Toronto has the greatest population of diasporic peoples of any city; it is a microcosm of the world’s culture and wisdom. Now is the time to make the most of this unique gift, as we help reshape Toronto into a more liveable, engaged and connected city.
Toronto is at a turning point. It has become stuck in a pattern of short-sighted development and the estrangement of one sector of our society from another. It’s time to take a risk on real change, and to embrace the interweaving of the tremendous human, social and creative resources within our city.
Our vision is to spark a renaissance of civic engagement leading to the creation of new forms of public space. At the core of this is the concept of the 21st Century Village Square. We believe in the power of people joining together across sectors and cultures to drive meaningful change. Our project aims to integrate creativity and the arts into the wider sphere of local economic and urban development.
In its first three years, Diasporic Genius piloted modest but impactful programs in the Thorncliffe Park neighbourhood of Toronto; these are the initial manifestation of David Buchbinder’s very big ideas. All of our initiatives are designed to enrich everyone involved, in a spirit of collaboration rather than a charitable giving/receiving relationship. From its inception, Diasporic Genius has mentored community activists, and is developing an in-depth training program called Creative Pathfinders, that will give urban change-makers the tools they need to transform their own communities. DG has begun mentoring community leaders in Thorncliffe Park; our work is grounded in the philosophy that Diasporic Genius should be a catalyst for change, creating the conditions, skills and capacity for communities to move forward in whichever direction they wish to go.

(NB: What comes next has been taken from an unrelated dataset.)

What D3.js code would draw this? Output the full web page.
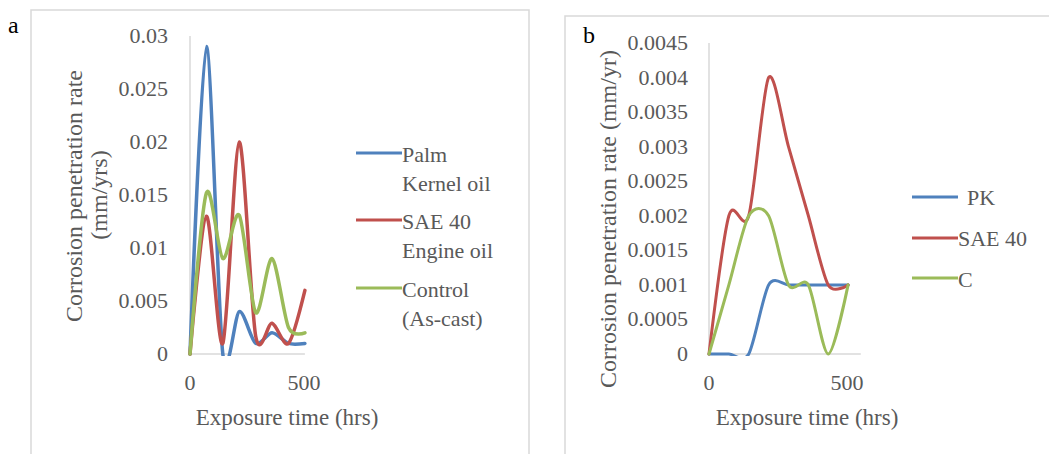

The overarching concept behind Diasporic Genius is the 21st Century Village Square, a shared public space designed to bring people together for a multitude of social, creative, educational and economic purposes that are essential to civic health. To date, the village square has been an idea brought to life through our pilot pilots. Our goal is the development of actual squares integrated into the built urban environment. Toronto’s rapid growth provides the perfect opportunity to plan for this kind of public space all over the city. Just imagine bustling hubs where stories are shared, services and programs for the whole community are available, human-scale enterprise takes places, and art thrives!
With minimal resources, David attracted the financial and volunteer support necessary to deliver programming that reached hundreds of people in its first three years. In 2014, he successfully applied for a multi-year Ontario Trillium Grant that will allow Diasporic Genius to expand deeper into Thorncliffe Park and wider across the city. David’s role is now that of Artistic/Project Director. In 2016, Roula Said came on board as administrator, class facilitator and co-producer of feasts and festivals in Thorncliffe Park. This year marked many small successes in the community including the launching of a drumming and singing ensemble bornj of a Diasporic Genius class, and the TAG Cafe, a pop-up food cart created by ERA Architects in collaboration with Thorncliffe Action Group.
We are looking forward to building and growing our partnerships, programs and presentations in 2017. Gratitude to the Toronto Arts Council for a Community Arts Grant to develop the Drum and Sing Ensemble in 2017, and to Ontario Trillium Foundation for their ongoing support.